2.5kg (5.5 lb) lamb leg
3 red onions, halved
6 rosemary sprigs, plus extra rosemary leaves to serve
2 cups Chinese Shaoxing wine
3 tbsp soy sauce
1/3 cup miso paste
1 tbsp honey
Tomato miso sauce:
1 x 400g (14 oz) tin whole peeled tomatoes
1 tbsp miso paste
2 tbsp oyster sauce
1 tbsp white vinegar
2 star anise
Use a sharp knife to score the lamb fat. Place the onions in a roasting tray and top with the rosemary sprigs. Place the lamb on top.
Combine the marinade ingredients. Pour the marinade over the lamb and rub all over. Cover and allow to marinate in the fridge overnight or at least 6 hours. Remove the lamb from the fridge at least 2 hours before cooking so that it loses some of the chill.

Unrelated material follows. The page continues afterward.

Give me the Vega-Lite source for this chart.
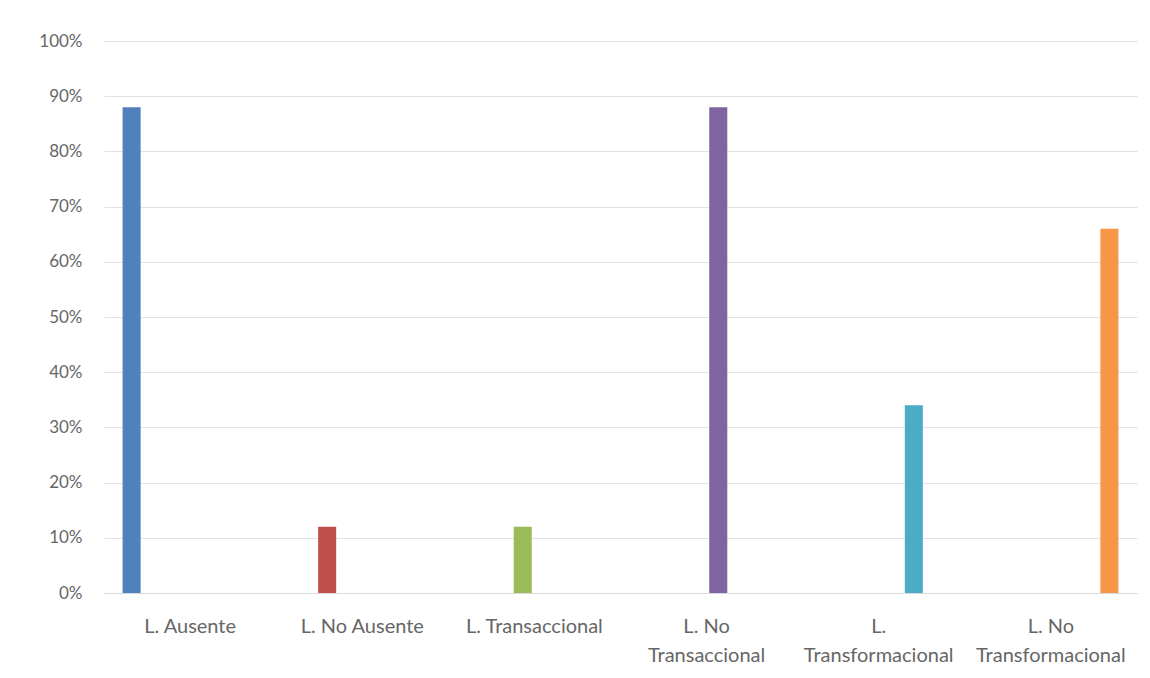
{
  "$schema": "https://vega.github.io/schema/vega-lite/v6.json",
  "width": 1033,
  "height": 552,
  "autosize": {"type": "none"},
  "padding": {"left": 104, "top": 41, "right": 13, "bottom": 85},
  "background": "#ffffff",
  "config": {
    "view": {"stroke": null},
    "font": "Lato",
    "axis": {"labelFont": "Lato", "labelColor": "#666666", "labelFontSize": 17}
  },
  "data": {
    "values": [
      {"categoria": "L. Ausente", "serie": "L. Ausente", "valor": 0.88},
      {"categoria": "L. No Ausente", "serie": "L. No Ausente", "valor": 0.12},
      {"categoria": "L. Transaccional", "serie": "L. Transaccional", "valor": 0.12},
      {"categoria": "L. No Transaccional", "serie": "L. No Transaccional", "valor": 0.88},
      {"categoria": "L. Transformacional", "serie": "L. Transformacional", "valor": 0.34},
      {"categoria": "L. No Transformacional", "serie": "L. No Transformacional", "valor": 0.66}
    ]
  },
  "mark": {"type": "bar"},
  "encoding": {
    "x": {
      "field": "categoria",
      "type": "nominal",
      "sort": null,
      "scale": {"paddingInner": 0.215, "paddingOuter": 0.108},
      "axis": {
        "title": null,
        "labelAngle": 0,
        "labelFontSize": 20,
        "ticks": false,
        "domainColor": "#d9d9d9",
        "domainWidth": 1,
        "labelPadding": 33,
        "labelLineHeight": 29,
        "labelBaseline": "middle",
        "labelOverlap": false,
        "labelExpr": "datum.value == 'L. No Transaccional' ? ['L. No', 'Transaccional'] : datum.value == 'L. Transformacional' ? ['L.', 'Transformacional'] : datum.value == 'L. No Transformacional' ? ['L. No', 'Transformacional'] : datum.value"
      }
    },
    "xOffset": {
      "field": "serie",
      "type": "nominal",
      "scale": {
        "domain": ["L. Ausente", "L. No Ausente", "L. Transaccional", "L. No Transaccional", "L. Transformacional", "L. No Transformacional"],
        "paddingInner": 0.23,
        "paddingOuter": 0
      }
    },
    "y": {
      "field": "valor",
      "type": "quantitative",
      "scale": {"domain": [0, 1], "nice": false},
      "axis": {
        "title": null,
        "format": ".0%",
        "values": [0, 0.1, 0.2, 0.3, 0.4, 0.5, 0.6, 0.7, 0.8, 0.9, 1],
        "labelOverlap": false,
        "domain": false,
        "ticks": false,
        "labelPadding": 22,
        "gridColor": "#e3e3e3",
        "gridWidth": 1
      }
    },
    "color": {
      "field": "serie",
      "type": "nominal",
      "legend": null,
      "scale": {
        "domain": ["L. Ausente", "L. No Ausente", "L. Transaccional", "L. No Transaccional", "L. Transformacional", "L. No Transformacional"],
        "range": ["#4f81bd", "#c0504d", "#9bbb59", "#8064a2", "#4bacc6", "#f79646"]
      }
    }
  }
}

Preheat the oven to 150°C/300°F.
Pour the Chinese Shaoxing wine into the roasting tray. Cover the lamb with baking (parchment) paper, then cover and tightly seal with foil. Roast for 3½ hours.
In the meantime, combine the ingredients for the tomato miso sauce in a saucepan over medium-high heat. Bring to a simmer and use a wooden spoon to break up the tomatoes. Turn the heat to low and simmer for 10 minutes. Remove from heat and set aside until the lamb is ready.
Remove the lamb from the oven and uncover. Turn the oven heat up to 200°C/390°F.
Ladle most of the cooking juices into the tomato miso sauce, saving a couple of spoonfuls of cooking juices to baste the lamb. Place the lamb back into the oven uncovered and roast for 30 minutes or until deeply browned.
In the meantime, place the tomato and miso sauce back on a high heat and simmer for 5 minutes to thicken slightly. If the sauce contains a lot of lamb fat, use a paper towel to soak it up or spoon it off with a ladle. Allow the lamb to rest for 20 minutes. Then carve and serve with the tomato miso sauce and a sprinkling of rosemary leaves.